Stated exercise —
Search the records for the word "React" and pick out every line that has it.

Exercise data —
□ □ □

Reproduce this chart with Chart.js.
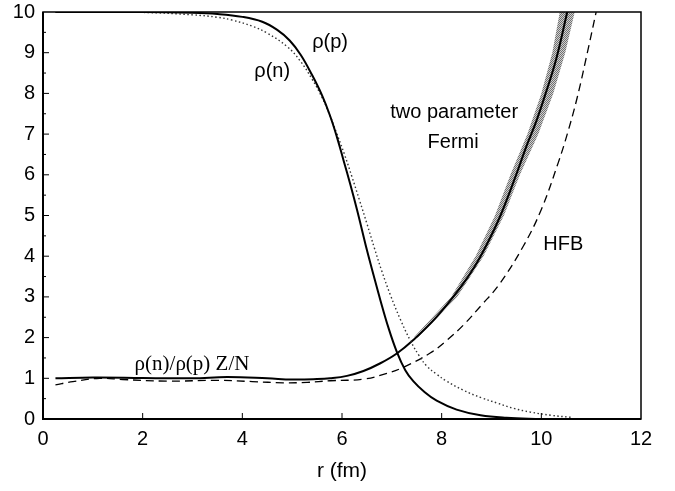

□ □ □

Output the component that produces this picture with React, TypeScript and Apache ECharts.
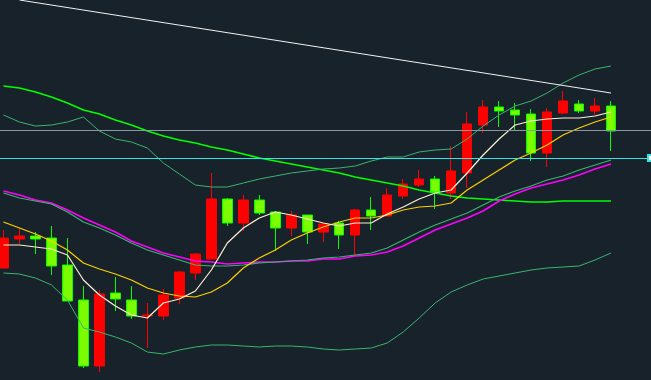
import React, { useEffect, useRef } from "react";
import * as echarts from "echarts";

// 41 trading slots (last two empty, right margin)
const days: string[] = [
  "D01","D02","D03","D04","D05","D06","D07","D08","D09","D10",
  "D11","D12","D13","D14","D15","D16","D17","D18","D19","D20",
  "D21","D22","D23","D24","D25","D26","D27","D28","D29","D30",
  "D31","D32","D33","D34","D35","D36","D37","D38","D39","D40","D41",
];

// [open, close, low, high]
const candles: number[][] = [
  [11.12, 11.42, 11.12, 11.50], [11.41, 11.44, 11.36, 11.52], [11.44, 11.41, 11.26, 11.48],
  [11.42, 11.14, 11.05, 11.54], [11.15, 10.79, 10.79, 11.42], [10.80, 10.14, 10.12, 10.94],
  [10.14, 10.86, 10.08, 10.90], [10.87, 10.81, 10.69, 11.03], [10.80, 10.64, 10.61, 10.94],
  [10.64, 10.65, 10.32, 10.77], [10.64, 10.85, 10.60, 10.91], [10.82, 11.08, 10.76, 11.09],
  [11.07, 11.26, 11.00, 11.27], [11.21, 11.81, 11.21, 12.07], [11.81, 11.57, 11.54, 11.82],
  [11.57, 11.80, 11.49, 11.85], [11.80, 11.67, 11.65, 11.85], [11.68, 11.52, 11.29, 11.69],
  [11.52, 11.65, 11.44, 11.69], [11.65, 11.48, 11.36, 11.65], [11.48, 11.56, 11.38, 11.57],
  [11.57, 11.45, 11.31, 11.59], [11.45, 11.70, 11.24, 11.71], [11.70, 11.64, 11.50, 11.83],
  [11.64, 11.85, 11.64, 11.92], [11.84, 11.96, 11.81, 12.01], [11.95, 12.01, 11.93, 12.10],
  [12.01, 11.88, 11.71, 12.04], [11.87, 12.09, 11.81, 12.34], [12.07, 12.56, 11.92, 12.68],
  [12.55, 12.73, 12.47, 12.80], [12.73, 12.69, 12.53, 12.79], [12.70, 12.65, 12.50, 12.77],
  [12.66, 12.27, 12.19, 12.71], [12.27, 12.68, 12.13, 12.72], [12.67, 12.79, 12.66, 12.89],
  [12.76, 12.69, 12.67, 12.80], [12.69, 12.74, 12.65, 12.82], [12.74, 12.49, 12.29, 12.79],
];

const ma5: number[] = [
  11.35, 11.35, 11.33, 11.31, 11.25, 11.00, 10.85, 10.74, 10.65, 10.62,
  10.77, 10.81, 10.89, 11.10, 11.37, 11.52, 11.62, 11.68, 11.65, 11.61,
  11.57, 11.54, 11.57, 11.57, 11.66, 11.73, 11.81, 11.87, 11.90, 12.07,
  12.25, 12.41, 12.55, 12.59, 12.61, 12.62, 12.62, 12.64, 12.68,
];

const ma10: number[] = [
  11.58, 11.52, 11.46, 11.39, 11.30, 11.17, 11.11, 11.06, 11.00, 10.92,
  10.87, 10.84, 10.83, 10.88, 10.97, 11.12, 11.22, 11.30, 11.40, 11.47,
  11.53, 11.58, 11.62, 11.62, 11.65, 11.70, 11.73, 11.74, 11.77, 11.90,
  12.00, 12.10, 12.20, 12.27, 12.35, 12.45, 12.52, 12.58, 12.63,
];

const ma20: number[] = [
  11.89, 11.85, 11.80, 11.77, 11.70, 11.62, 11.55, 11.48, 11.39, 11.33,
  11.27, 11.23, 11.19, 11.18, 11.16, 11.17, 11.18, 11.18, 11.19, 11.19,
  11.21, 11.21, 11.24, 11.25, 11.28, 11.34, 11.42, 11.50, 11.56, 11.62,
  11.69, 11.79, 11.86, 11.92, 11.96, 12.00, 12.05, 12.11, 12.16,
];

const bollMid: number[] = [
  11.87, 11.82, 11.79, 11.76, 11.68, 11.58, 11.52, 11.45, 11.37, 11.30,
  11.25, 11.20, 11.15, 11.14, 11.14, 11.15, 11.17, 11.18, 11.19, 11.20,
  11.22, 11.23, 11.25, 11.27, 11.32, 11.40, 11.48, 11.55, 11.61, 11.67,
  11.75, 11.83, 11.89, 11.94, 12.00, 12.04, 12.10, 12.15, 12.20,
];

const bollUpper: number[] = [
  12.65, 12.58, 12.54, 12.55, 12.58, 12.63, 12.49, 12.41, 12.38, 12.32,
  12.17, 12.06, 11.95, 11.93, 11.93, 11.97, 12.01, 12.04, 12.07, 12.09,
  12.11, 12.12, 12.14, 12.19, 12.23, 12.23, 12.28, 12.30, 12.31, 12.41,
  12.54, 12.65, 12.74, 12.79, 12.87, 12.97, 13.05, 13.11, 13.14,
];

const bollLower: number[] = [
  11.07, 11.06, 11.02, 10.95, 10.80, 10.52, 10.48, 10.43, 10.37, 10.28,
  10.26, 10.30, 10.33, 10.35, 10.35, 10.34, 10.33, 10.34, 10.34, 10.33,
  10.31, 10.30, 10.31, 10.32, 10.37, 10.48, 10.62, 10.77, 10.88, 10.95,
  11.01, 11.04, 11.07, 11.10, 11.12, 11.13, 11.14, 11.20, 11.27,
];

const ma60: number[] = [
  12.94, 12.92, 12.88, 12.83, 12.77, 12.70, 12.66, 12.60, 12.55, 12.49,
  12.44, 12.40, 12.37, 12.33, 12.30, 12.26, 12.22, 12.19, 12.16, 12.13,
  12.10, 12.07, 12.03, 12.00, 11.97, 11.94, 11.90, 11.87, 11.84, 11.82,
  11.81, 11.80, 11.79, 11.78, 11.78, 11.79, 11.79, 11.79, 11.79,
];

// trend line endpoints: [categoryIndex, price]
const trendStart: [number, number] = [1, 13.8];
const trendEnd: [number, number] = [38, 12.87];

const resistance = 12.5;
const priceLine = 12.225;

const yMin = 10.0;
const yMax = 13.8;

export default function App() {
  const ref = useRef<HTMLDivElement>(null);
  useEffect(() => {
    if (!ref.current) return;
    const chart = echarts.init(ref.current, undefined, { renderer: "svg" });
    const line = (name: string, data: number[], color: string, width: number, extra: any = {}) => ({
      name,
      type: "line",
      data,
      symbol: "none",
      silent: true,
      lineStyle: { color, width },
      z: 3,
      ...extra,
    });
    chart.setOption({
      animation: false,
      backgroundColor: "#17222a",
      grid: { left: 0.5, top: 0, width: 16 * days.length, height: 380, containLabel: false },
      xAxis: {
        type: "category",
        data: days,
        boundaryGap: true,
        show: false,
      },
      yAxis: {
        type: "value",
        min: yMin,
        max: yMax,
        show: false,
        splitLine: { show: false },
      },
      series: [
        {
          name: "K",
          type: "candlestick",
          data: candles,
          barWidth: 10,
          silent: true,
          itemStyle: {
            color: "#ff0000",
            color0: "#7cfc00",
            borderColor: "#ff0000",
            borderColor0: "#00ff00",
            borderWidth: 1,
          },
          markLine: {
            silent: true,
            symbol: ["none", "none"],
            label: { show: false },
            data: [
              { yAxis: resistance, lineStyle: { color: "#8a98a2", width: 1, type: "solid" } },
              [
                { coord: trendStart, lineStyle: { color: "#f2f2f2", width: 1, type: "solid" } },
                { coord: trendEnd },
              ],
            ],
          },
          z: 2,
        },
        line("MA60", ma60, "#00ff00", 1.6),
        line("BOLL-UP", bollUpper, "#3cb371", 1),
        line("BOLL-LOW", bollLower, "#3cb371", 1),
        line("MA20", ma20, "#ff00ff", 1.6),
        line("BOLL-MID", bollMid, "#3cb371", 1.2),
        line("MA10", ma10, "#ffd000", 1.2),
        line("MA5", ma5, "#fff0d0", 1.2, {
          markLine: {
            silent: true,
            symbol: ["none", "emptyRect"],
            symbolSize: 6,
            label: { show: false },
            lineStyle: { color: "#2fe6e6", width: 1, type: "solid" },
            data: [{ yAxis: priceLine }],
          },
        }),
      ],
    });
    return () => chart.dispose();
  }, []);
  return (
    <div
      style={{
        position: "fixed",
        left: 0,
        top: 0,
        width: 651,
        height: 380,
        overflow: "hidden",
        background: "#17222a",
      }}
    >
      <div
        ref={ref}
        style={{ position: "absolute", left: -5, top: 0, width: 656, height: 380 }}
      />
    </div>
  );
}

□ □ □

Result —
Output the component that produces this picture with React, TypeScript and Apache ECharts.
import React, { useEffect, useRef } from "react";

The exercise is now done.